ゆとり教育で、テストの点が下がって、何が悪い?


ゆとり教育の結果、学生の基礎学力が落ちているといわれるけど、なんでそのような議論の枠組みで話が進むのか不思議でしょうがない。


まず第一に、ゆとり教育のもとでテストの点が下がるのは別に不思議でもなんでもない。それが問題なら、ゆとり教育など最初からやるべきではなかったし、そもそも可能であったはずもない。戦争を始めておいて人が死んでいることに驚いている感じで、はなはだ不可解だ。もちろんもともとそれが理由で反対していたのなら、それは一貫した立場だが、賛成しておいて点数が下がったから文句を言い出すというのは考えにくい。

とすると、ゆとり教育の目的とは他にあると考えるほうが自然だろう。賛成している人たちは、テストの点が下がるというコストをかけても成し遂げたい何かがあるわけだ(と考えないと理解できない。

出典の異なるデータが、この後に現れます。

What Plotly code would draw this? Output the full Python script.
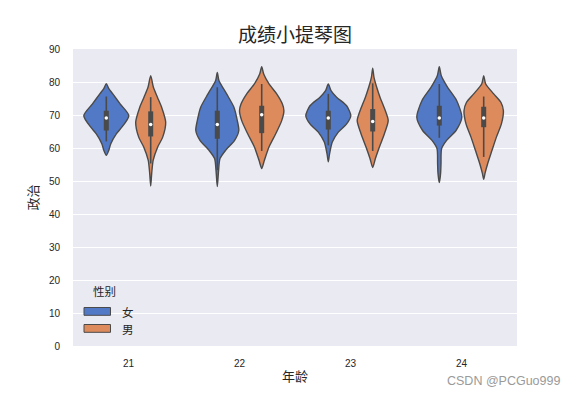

)すると「テストの点が下がっている」というのはその人たちへの批判にならないのでますますわけが分からなくなるが、まあとりあえずそうだと仮定しておいて、すると第二に分からないのは、その「何か」が具体的な目標として設定されて、議論の対象にならないことだ。何が起きれば、ゆとり教育は成功している(いた)のか?

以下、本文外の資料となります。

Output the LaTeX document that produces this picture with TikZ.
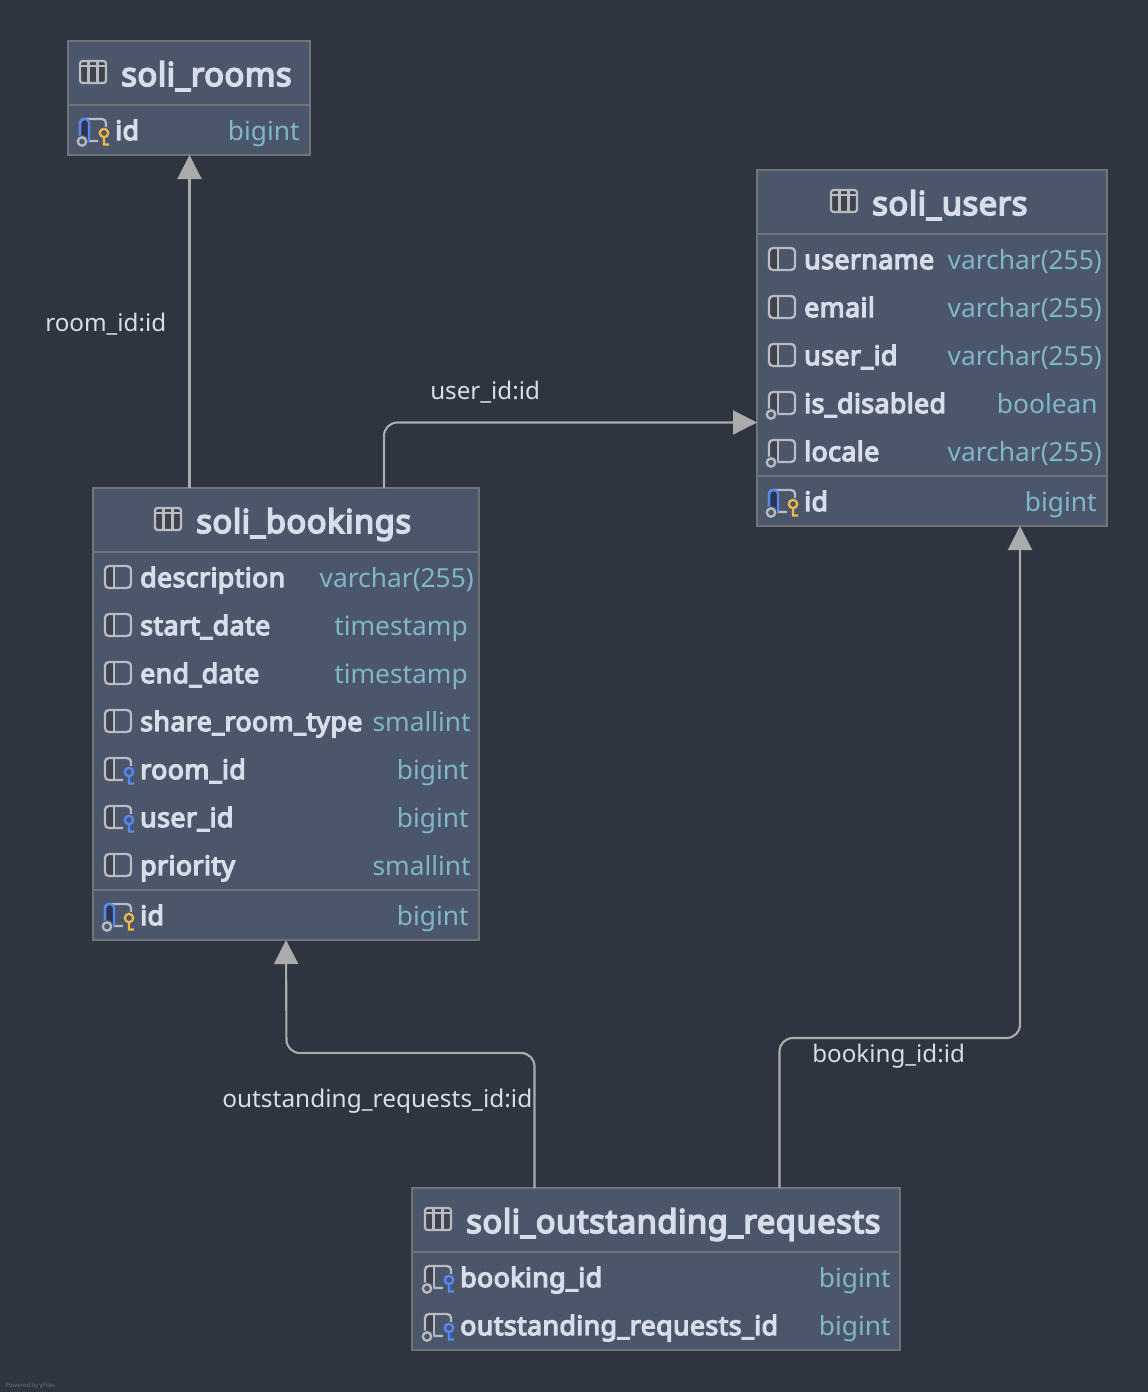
\documentclass[tikz,border=0pt]{standalone}
\usepackage{fontspec}
\setmainfont{Noto Sans}
\newfontface\headface{Noto Sans}[FakeBold=5, LetterSpace=1.7]
\usetikzlibrary{arrows.meta}
\definecolor{canvasbg}{HTML}{2E3440}
\definecolor{tablebg}{HTML}{4C566A}
\definecolor{tableline}{HTML}{6F7276}
\definecolor{nametext}{HTML}{D8DEE9}
\definecolor{typetext}{HTML}{7FB6C8}
\definecolor{edgeline}{HTML}{ABABAB}
\definecolor{iconline}{HTML}{B9BCC2}
\definecolor{icondark}{HTML}{3F434C}
\definecolor{keyblue}{HTML}{548AF7}
\definecolor{keygold}{HTML}{F2B84B}
\definecolor{pkdark}{HTML}{2B3550}
\begin{document}
\begin{tikzpicture}[
        x=0.75pt, y=-0.75pt,
        tablebox/.style={rectangle, draw=tableline, fill=tablebg, line width=1.1pt, outer sep=0pt},
        divider/.style={draw=tableline, line width=1.5pt},
        title/.style={anchor=base west, inner sep=0pt, font=\fontsize{24.5}{28}\headface, text=nametext},
        colname/.style={anchor=base west, inner sep=0pt, font=\fontsize{20}{24}\headface, text=nametext},
        coltype/.style={anchor=base east, inner sep=0pt, font=\fontsize{19.75}{24}\selectfont, text=typetext},
        edgelabel/.style={anchor=base west, inner sep=0pt, font=\fontsize{18.15}{22}\selectfont, text=nametext},
        relation/.style={-{Triangle[length=18pt, width=18pt]}, draw=edgeline, line width=1.6pt, rounded corners=10pt},
        pics/tableicon/.style={code={
            \draw[iconline, line width=1.7pt, fill=icondark, rounded corners=2pt] (-13,-11) rectangle (13,11);
            \draw[iconline, line width=1.7pt] (-13,-6) -- (13,-6) (-4.5,-11) -- (-4.5,11) (4.5,-11) -- (4.5,11);
        }},
        pics/colicon/.style={code={
            \fill[icondark, rounded corners=2pt] (-13,-11) rectangle (-4,11);
            \draw[iconline, line width=1.7pt, rounded corners=3pt] (-13,-11) rectangle (13,11);
            \draw[iconline, line width=1.7pt] (-4,-11) -- (-4,11);
        }},
        pics/pkicon/.style={code={
            \fill[pkdark, rounded corners=2pt] (-13,-11) rectangle (-4,11);
            \draw[iconline, line width=1.7pt, rounded corners=3pt] (-13,-11) rectangle (13,11);
            \draw[keyblue, line width=1.7pt, rounded corners=3pt] (-4,11) -- (-4,-11) -- (-13,-11) -- (-13,11);
        }},
        pics/nullmark/.style={code={
            \draw[iconline, line width=1.7pt, fill=tablebg, preaction={draw=tablebg, line width=3.5pt}] (-11,11.5) circle (4.2);
        }},
        pics/keymark/.style={code={
            \fill[tablebg] (4.5,-3) rectangle (18,16);
            \draw[#1, line width=1.7pt] (11,3) circle (4.2) (11,7) -- (11,15.5) (11,14.5) -- (16,14.5);
        }}
    ]
    \useasboundingbox (0,0) rectangle (1148,1392);
    \fill[canvasbg] (0,0) rectangle (1148,1392);

    % Tables
    \node[tablebox, minimum width=181.5pt, minimum height=85.5pt] (rooms) at (189,98) {};
    \node[tablebox, minimum width=262.5pt, minimum height=267pt] (users) at (932,348) {};
    \node[tablebox, minimum width=289.5pt, minimum height=339pt] (bookings) at (286,714) {};
    \node[tablebox, minimum width=366pt, minimum height=121.5pt] (requests) at (656,1269) {};

    \coordinate (roomsdiv) at (189,105);
    \coordinate (usersdiva) at (932,234);
    \coordinate (usersdivb) at (932,476);
    \coordinate (bookingsdiva) at (286,552);
    \coordinate (bookingsdivb) at (286,890);
    \coordinate (requestsdiv) at (656,1252);
    \draw[divider] (rooms.west |- roomsdiv) -- (rooms.east |- roomsdiv);
    \draw[divider] (users.west |- usersdiva) -- (users.east |- usersdiva);
    \draw[divider] (users.west |- usersdivb) -- (users.east |- usersdivb);
    \draw[divider] (bookings.west |- bookingsdiva) -- (bookings.east |- bookingsdiva);
    \draw[divider] (bookings.west |- bookingsdivb) -- (bookings.east |- bookingsdivb);
    \draw[divider] (requests.west |- requestsdiv) -- (requests.east |- requestsdiv);

    % soli_rooms
    \pic at (93,72) {tableicon};
    \node[title] (roomstitle) at (121,86) {soli\_rooms};
    \pic at (93,130) {pkicon};
    \pic at (93,130) {nullmark};
    \pic at (93,130) {keymark=keygold};
    \node[colname] (roomsid) at (115,140) {id};
    \node[coltype] (roomsidtype) at (300,140) {bigint};

    % soli_users
    \pic at (844,201) {tableicon};
    \node[title] (userstitle) at (872,215) {soli\_users};
    \pic at (782,259) {colicon};
    \node[colname] (username) at (804,269) {username};
    \node[coltype] (usernametype) at (1102,269) {varchar(255)};
    \pic at (782,307) {colicon};
    \node[colname] (email) at (804,317) {email};
    \node[coltype] (emailtype) at (1102,317) {varchar(255)};
    \pic at (782,355) {colicon};
    \node[colname] (userid) at (804,365) {user\_id};
    \node[coltype] (useridtype) at (1102,365) {varchar(255)};
    \pic at (782,403) {colicon};
    \pic at (782,403) {nullmark};
    \node[colname] (isdisabled) at (804,413) {is\_disabled};
    \node[coltype] (isdisabledtype) at (1098,413) {boolean};
    \pic at (782,451) {colicon};
    \pic at (782,451) {nullmark};
    \node[colname] (locale) at (804,461) {locale};
    \node[coltype] (localetype) at (1102,461) {varchar(255)};
    \pic at (782,501) {pkicon};
    \pic at (782,501) {nullmark};
    \pic at (782,501) {keymark=keygold};
    \node[colname] (usersid) at (804,511) {id};
    \node[coltype] (usersidtype) at (1097,511) {bigint};

    % soli_bookings
    \pic at (168,519) {tableicon};
    \node[title] (bookingstitle) at (196,533) {soli\_bookings};
    \pic at (118,577) {colicon};
    \node[colname] (description) at (140,587) {description};
    \node[coltype] (descriptiontype) at (474,587) {varchar(255)};
    \pic at (118,625) {colicon};
    \node[colname] (startdate) at (140,635) {start\_date};
    \node[coltype] (startdatetype) at (468,635) {timestamp};
    \pic at (118,673) {colicon};
    \node[colname] (enddate) at (140,683) {end\_date};
    \node[coltype] (enddatetype) at (468,683) {timestamp};
    \pic at (118,721) {colicon};
    \node[colname] (sharetype) at (140,731) {share\_room\_type};
    \node[coltype] (sharetypetype) at (471,731) {smallint};
    \pic at (118,769) {colicon};
    \pic at (118,769) {keymark=keyblue};
    \node[colname] (roomid) at (140,779) {room\_id};
    \node[coltype] (roomidtype) at (469,779) {bigint};
    \pic at (118,817) {colicon};
    \pic at (118,817) {keymark=keyblue};
    \node[colname] (buserid) at (140,827) {user\_id};
    \node[coltype] (buseridtype) at (469,827) {bigint};
    \pic at (118,865) {colicon};
    \node[colname] (priority) at (140,875) {priority};
    \node[coltype] (prioritytype) at (471,875) {smallint};
    \pic at (118,915) {pkicon};
    \pic at (118,915) {nullmark};
    \pic at (118,915) {keymark=keygold};
    \node[colname] (bookingsid) at (140,925) {id};
    \node[coltype] (bookingsidtype) at (469,925) {bigint};

    % soli_outstanding_requests
    \pic at (438,1219) {tableicon};
    \node[title] (requeststitle) at (466,1233) {soli\_outstanding\_requests};
    \pic at (438,1277) {colicon};
    \pic at (438,1277) {nullmark};
    \pic at (438,1277) {keymark=keyblue};
    \node[colname] (bookingid) at (460,1287) {booking\_id};
    \node[coltype] (bookingidtype) at (891,1287) {bigint};
    \pic at (438,1325) {colicon};
    \pic at (438,1325) {nullmark};
    \pic at (438,1325) {keymark=keyblue};
    \node[colname] (requestsid) at (460,1335) {outstanding\_requests\_id};
    \node[coltype] (requestsidtype) at (891,1335) {bigint};

    % Relations
    \coordinate (roomout) at (189.5,488);
    \coordinate (userout) at (384,488);
    \coordinate (usersleft) at (757,422.5);
    \coordinate (reqleft) at (534.5,1188);
    \coordinate (reqright) at (779.5,1188);
    \coordinate (usersbottom) at (1020,526);
    \draw[relation] (roomout) -- (rooms.south -| roomout);
    \draw[relation] (userout) |- (usersleft);
    \draw[relation] (reqleft) -- (534.5,1053) -- (286.5,1053) -- (bookings.south);
    \draw[relation] (reqright) -- (779.5,1038) -- (1020,1038) -- (usersbottom);

    % Labels
    \node[edgelabel] (roomlabel) at (45,331) {room\_id:id};
    \node[edgelabel] (userlabel) at (430,399) {user\_id:id};
    \node[edgelabel, font=\fontsize{18.33}{22}\selectfont] (requestlabel) at (222,1107) {outstanding\_requests\_id:id};
    \node[edgelabel] (bookinglabel) at (812,1062) {booking\_id:id};
    \node[anchor=base west, inner sep=0pt, font=\fontsize{4.5}{5}\selectfont, text=tableline] (poweredby) at (5,1387) {Powered by yFiles};
\end{tikzpicture}
\end{document}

例えば、ゆとり教育の一つの目標として、「平均的な基礎学力を落としても、突出した非従来型のエリートを一部に生み出す」ということがあるとしよう。*1それならば、例えばイノベーションや企業家の質と量を計測するとか、特許のデータを調べるとかまあ何でもいいが、その目標が達成されたかを測るベンチマークが必要になってくる。まあ実際それが真の目標かどうかはどうでもいいが、目標が何であれ、その目標が達成されたかどうかの基準(数量化できればなお良い)をコンセンサスとして持っておくことは、議論を有意義にするための大前提だ。そして賛成派はそのベンチマークが達成されているかどうかを説明する。また反対派は、相手方(賛成派)の提示するベンチマークをもちいてすら政策は成功してないと反論したり、あるいは、そもそもそのベンチマークが正当ではないという論陣を張る(上の例で言えば、例えば、平均的学力の向上と一部の能力の高いエリートの存在の、どちらが生産性への貢献度が高いのか?という問い)..........というのが、まともにかみ合っている論戦だろう。テストの点がどうとかいうのは、末梢の話でなくちゃいけない。


何故か議論が深まらずに、なし崩しに話が進むのだ。勢いで話が進み、積み重ねられるものは何もない。賭けてもいい、これからもしどんどん景気が良くなって失業率がぐんぐん下がりだしたら、きっとこんどは「ゆとり万歳」とか言い出す人たちがたくさん現れてくるに違いないのである。

*1:Wikiを見るとこういうことは書いてなくて、生徒の負担を減らすためとかなんとか書いてあるが、とてもそんな話は信じられない。役所はそれほど馬鹿ではない。当然、生徒の負担を減らすことによる(心理的効果以外の)ベネフィットを考えているはずだ。